While most perennials flew direct, other plants found it a long journey to the UK’s shores. Tree ferns stopped off in Ireland for a stay with a master fern grower to adjust after six weeks at sea.

“It was nervously precision timed,” Jody said. “The ferns didn’t have fronds up to a week before the show.”

With uncurling fronds internationally recognized as the national symbol of New Zealand, having no fronds would have been a sad affair for the garden’s designers. As it was, the garden emerged in hues of lush green, creating a tropical feel with no evidence of jet lag or culture shock.

In Chelsea, viewers were encouraged not to step past hand-plaited flax ropes held in place by four bronze guardian figures representing the four winds: east, west, north, south.

In Taupo, visitors are free to wander into the Hui Marae, or “meeting place where people gather,” a secluded, sandstone-paved circle. Steps away is the stream emerging from the mouth of the huge Moko Waiwera, or hot-water lizard, its wood-carved, curving body extending from a top pool and across terraces to transport water into a bottom pool.

This Maori tree sculpture represents a forest guardian.

The terraces, made by Richard Taylor, winner of four Oscars for special effects, makeup and costume design in the “Lord of the Rings” film trilogy, are a replica of New Zealand’s famed Pink and White Terraces. In the 19th century, intrepid Victorian tourists flocked to New Zealand to bathe in the thermal waters flowing over the silica terraces, which were known as the “eighth natural wonder of the world” until destroyed in an 1886 volcanic eruption.

As Jody and I talked, a small boy ran into the garden and immediately made his way to Te Waha O Ruamoko, “the mouth of the god of the underworld,” to peer into the cave representing the opening to a passageway for spirits to enter the underworld domain of Ruamoko, god of volcanoes and earthquakes.

“It’s the rare child who doesn’t make a beeline to take a look,” Jody laughed.

While structural features are the “bones” of the garden, plants are its stars. Nearly 1,000 plants are represented in the small space.

Green is represented in the full range of its spectrum, with vast variation in foliage — from bold, sword-like leaves to delicate stems decorated in green lace — creating eye-catching interest.
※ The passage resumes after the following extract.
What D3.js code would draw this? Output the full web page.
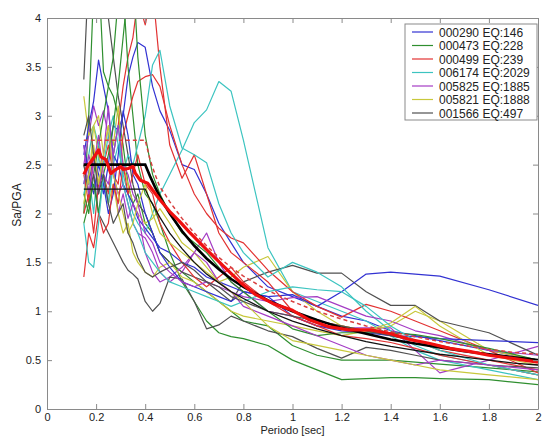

Color emerges sparingly, with the red-blotched leaves of a pepper tree shrub, hebes’ fluffy flowers, the blue of Chatham Island forget-me-nots… .

Piped-in birdsong and the haunting sound of a Maori flute enhances the illusion of an idyllic sanctuary in the New Zealand bush.

When the exhibit won its Chelsea gold award, New Zealand gardeners sat up and took stock of what was growing naturally around them, realizing that a garden doesn’t have to be filled with European flowering varieties to be beautiful.

Jody Martin pulled her work gloves back on.

“I love this garden,” she said. “In a tiny space, it showcases what we have here so beautifully.”

The Ora Garden of Wellbeing (ora is Maori for “well being,” hence the traditional Maori greeting “Kia ora” literally means “Be well”) is located in the courtyard of the Taupo Museum (4 Story Place, Taupo, New Zealand; phone +64 7 376-0414.

The museum, itself, is well worth visiting and includes a fine replica of a Maori meeting house. It’s open 10 a.m.-4:30 p.m. every day. Entry costs NZD8 (near $6) for adults or NZD3 for senior citizens or students, with small children admitted free.